Speakers welcoming Dr. Fong as president included Professor C. Dallet Hemphill for the faculty, Berman Museum director Lisa Tremper Hanover for the staff, Collegeville Borough Councilman Arnold Mann for the community, Trustee and alumnus Alan Novak 1971 for the alumni, State Sen. John C. Rafferty Jr. for the Commonwealth, the Rev. Judith Youngman for the United Church of Christ and Erica Schindewolf 2102 for the students. Chair of the Board of Trustees John EF Corson presided. The premiere of a musical piece, “Breath of Days,” with music by Professor of Music Garrett Hope and text by Professor of English Nzadi Keita, was performed by the Ursinus Wind Ensemble and College Choir.
The ceremony was capped with a performance by the Philadelphia Suns who performed a traditional Chinese dramatic Lion dance.
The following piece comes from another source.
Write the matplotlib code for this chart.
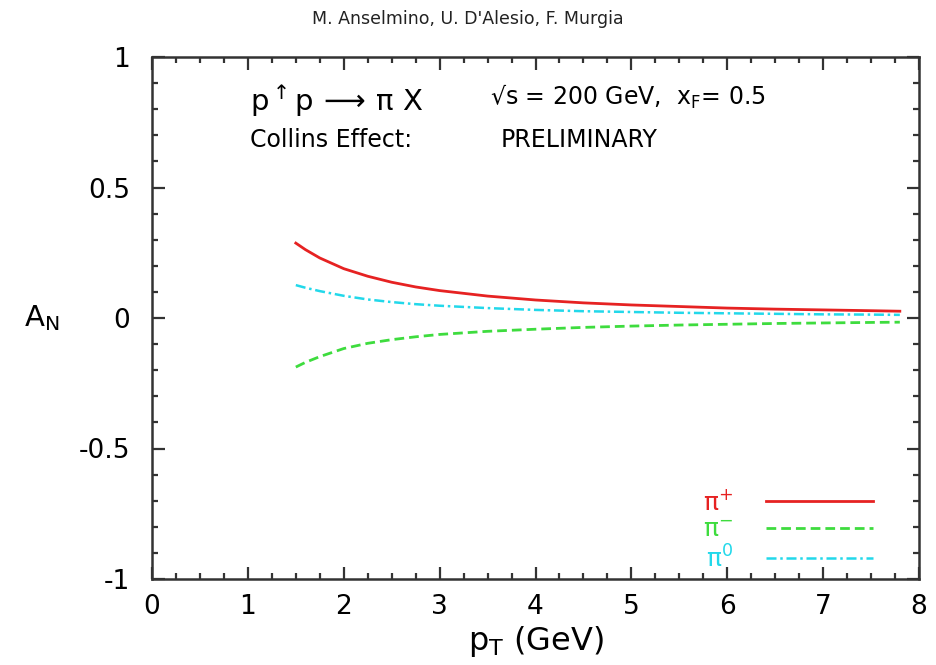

A keynote address by Dr. Daniel F. Sullivan, President Emeritus of St. Lawrence University, connected the Ursinus past with the anticipation of a bright future. “I love the spirit here,” he said. “ I love how Ursinus is so perfectly positioned to deliver more of what our students and the nation need right now. And I love that you have found a new president who knows how to work with trustees, faculty, staff and students to do what needs to be done at a very, very high level.”
Dr. Fong, in his inaugural address, asked the campus community to “rededicate ourselves to the promise of what an Ursinus education entails for present and future students,” and cited four themes: interdisciplinarity; experiential education; commitment to service; and appreciation of difference.
Said Dr. Fong, “The greatest justification for the kind of education we do here is that it can change the world. And our greatest obligation to our students is to remind them that the work they do will make a difference for good, not just for themselves, but for us all. For this reason, our final gift to our students must be to teach them to hope.”